Tidjane Thiam, novo CEO do Credit Suisse, nasceu na Costa do Marfim e tem dupla cidadania, marfinense e francesa. Ele é um exemplo de como a elite suíça está se tornando cada vez mais internacional. Keystone

Mulheres e estrangeiros

Uma das transformações mais dramáticas na elite suíça tem sido a internacionalização da esfera econômica. Até a década de 1990, o controle das empresas multinacionais suíças geralmente permanecia em mãos suíças. Em 1980, a proporção de cargos superiores de direção detidos por estrangeiros nas 110 maiores empresas suíças era de 3,7%. Em 2010, a proporção subiu para 35%. O gigante financeiro Credit Suisse oferece um excelente exemplo desta tendência. A direção geral do banco passou das mãos do americano Brady Dougan para as do africano Tidjane Thiam.

Outras esferas da elite foram mais resistentes à mudança. Coautora e pesquisadora da Universidade de Lausanne, Stéphanie Ginalski diz que apesar das reformas do governo suíço terem dado às mulheres acesso ao poder político, na década de 1970, a elite econômica fica para trás quando se trata de igualdade de gênero.
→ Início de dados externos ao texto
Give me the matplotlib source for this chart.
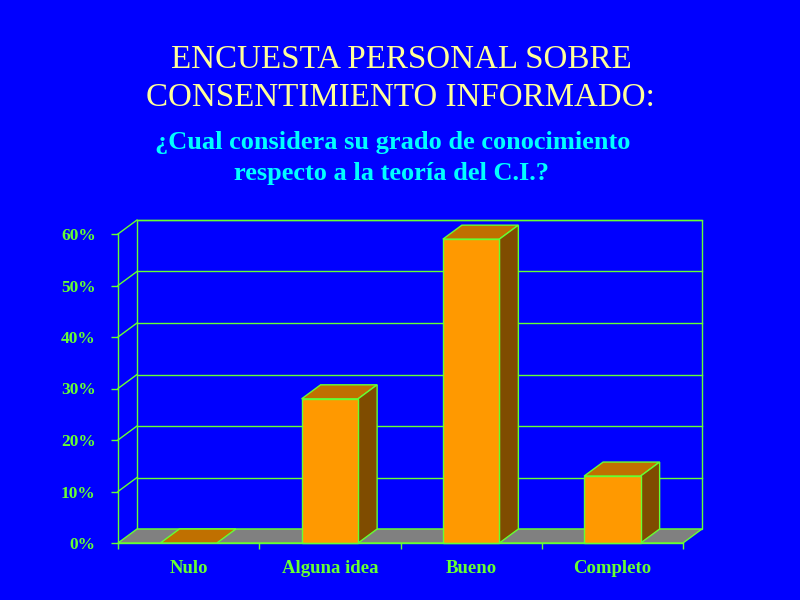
import numpy as np
import matplotlib
matplotlib.use("Agg")
import matplotlib.pyplot as plt
from matplotlib.patches import Polygon, Rectangle

# Survey data (percent of respondents)
categories = ["Nulo", "Alguna idea", "Bueno", "Completo"]
values = [0, 28, 59, 13]
y_ticks = [0, 10, 20, 30, 40, 50, 60]
y_tick_labels = ["0%", "10%", "20%", "30%", "40%", "50%", "60%"]

title_lines = ["ENCUESTA PERSONAL SOBRE", "CONSENTIMIENTO INFORMADO:"]
subtitle_lines = ["¿Cual considera su grado de conocimiento",
                  "respecto a la teoría del C.I.?"]

BG = "#0000FF"
GREEN = "#66FF33"
FRONT = "#FF9900"
TOP = "#C07000"
SIDE = "#7F4C00"
FLOOR = "#808080"

plt.rcParams['font.family'] = ['Liberation Serif', 'DejaVu Serif']

W, H = 800, 600
fig = plt.figure(figsize=(8, 6), dpi=100, facecolor=BG)

# front plane of the 3D box, in pixels
left, right, bottom, top = 118, 683, 543, 234
ax = fig.add_axes([left / W, (H - bottom) / H, (right - left) / W, (bottom - top) / H])
ax.set_facecolor("none")
n = len(categories)
ax.set_xlim(-0.5, n - 0.5)
ax.set_ylim(0, 60)

# depth of the box, converted from pixels to data units
depth_px_x, depth_px_y = 19, 14
dx = depth_px_x / ((right - left) / n)
dy = depth_px_y / ((bottom - top) / 60)

x0, x1 = -0.5, n - 0.5

# back wall with gridlines, and left wall diagonals
ax.add_patch(Rectangle((x0 + dx, dy), x1 - x0, 60, facecolor="none",
                       edgecolor=GREEN, lw=1, clip_on=False, zorder=1))
for v in y_ticks[1:]:
    ax.plot([x0 + dx, x1 + dx], [v + dy, v + dy], color=GREEN, lw=1,
            clip_on=False, zorder=1)
    ax.plot([x0, x0 + dx], [v, v + dy], color=GREEN, lw=1, clip_on=False, zorder=1)

# floor
ax.add_patch(Polygon([(x0, 0), (x1, 0), (x1 + dx, dy), (x0 + dx, dy)],
                     closed=True, facecolor=FLOOR, edgecolor=GREEN, lw=1,
                     clip_on=False, zorder=2))

# bars
bw = 0.4
for i, v in enumerate(values):
    a, b = i - bw / 2, i + bw / 2
    ax.add_patch(Polygon([(a, v), (b, v), (b + dx, v + dy), (a + dx, v + dy)],
                         closed=True, facecolor=TOP, edgecolor=GREEN, lw=1,
                         clip_on=False, zorder=3))
    if v > 0:
        ax.add_patch(Polygon([(b, 0), (b + dx, dy), (b + dx, v + dy), (b, v)],
                             closed=True, facecolor=SIDE, edgecolor=GREEN, lw=1,
                             clip_on=False, zorder=3))
        ax.add_patch(Rectangle((a, 0), bw, v, facecolor=FRONT, edgecolor=GREEN,
                               lw=1, clip_on=False, zorder=4))

# axes: front left edge and front floor edge
for s in ["top", "right"]:
    ax.spines[s].set_visible(False)
for s in ["left", "bottom"]:
    ax.spines[s].set_color(GREEN)
    ax.spines[s].set_linewidth(1)
    ax.spines[s].set_zorder(5)

ax.set_yticks(y_ticks)
ax.set_yticklabels(y_tick_labels)
ax.set_xticks(np.arange(n + 1) - 0.5)
ax.set_xticklabels([])
ax.set_xticks(np.arange(n), minor=True)
ax.set_xticklabels(categories, minor=True)
ax.tick_params(axis="y", colors=GREEN, length=5, width=1, pad=11, labelsize=12.5)
ax.tick_params(axis="x", which="major", colors=GREEN, length=4, width=1)
ax.tick_params(axis="x", which="minor", colors=GREEN, length=0, pad=12, labelsize=13.5)
for lbl in ax.get_yticklabels() + ax.get_xticklabels(minor=True):
    lbl.set_fontweight("bold")
    lbl.set_color(GREEN)

# titles, one text per line, placed by baseline
for line, xc, yb in zip(title_lines, [401, 400], [68, 106]):
    fig.text(xc / W, 1 - yb / H, line, ha="center", va="baseline",
             color="#FFFF99", fontsize=23.8)
for line, xc, yb in zip(subtitle_lines, [393, 392], [149, 180]):
    fig.text(xc / W, 1 - yb / H, line, ha="center", va="baseline",
             color="#00FFFF", fontsize=19, fontweight="bold")

fig.savefig("out.png", dpi=100, facecolor=BG)
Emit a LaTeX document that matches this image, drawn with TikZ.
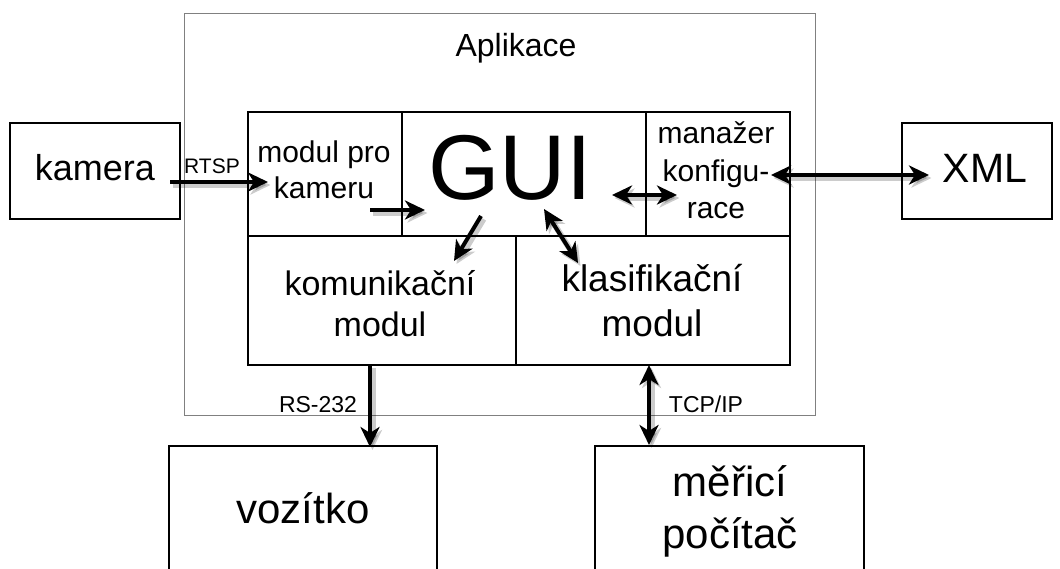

“Houve mudanças importantes na esfera política desde 1971, quando as mulheres obtiveram o direito de votar e serem eleitas em nível federal”, diz Ginalski. “Mas as coisas mudam muito mais lentamente na esfera econômica”. De fato, em 2010, a proporção de elites femininas na esfera econômica era apenas de 10%, em comparação com 27,6% na esfera política.

Contrastes

Os pesquisadores dizem que vão continuar recolhendo e analisando os dados sobre as elites suíças em intervalos de cinco de dez anos para identificar novos exemplos. Enquanto isso, é difícil prever o papel futuro das elites na sociedade suíça. Mas, com essa série sobre as mudanças sociais na Suíça, os pesquisadores e o público poderão olhar para a história atrás de algum insight.

“Quem considerava bom o antigo sistema de elite provavelmente diria que ele tinha a vantagem de facilitar a tomada de decisões importantes por um pequeno grupo extremamente próximo, o que mantia a sociedade funcionando sem problemas”, diz Bühlmann. “Por outro lado, o funcionamento da elite que não era transparente… estava completamente em desacordo com os princípios democráticos.”

Mach observa que antecipar as futuras transformações da elite suíça ficou ainda mais difícil com a iniciativa para limitar a imigração em massa. Desde a aprovação desta, em 9 de fevereiro de 2014, a Suíça tem tentado renegociar diversos acordos com a União Europeia.

“Você tem uma elite realmente internacionalizada entre os altos executivos das grandes empresas. Isso também é verdade no campo acadêmico: a proporção de professores estrangeiros na Suíça está entre as mais elevadas da Europa”, diz Mach. “Ao mesmo tempo, na esfera política, os partidos conservadores menos abertos à internacionalização continuam tendo sucesso. É realmente muito contrastante, essas duas tendências.”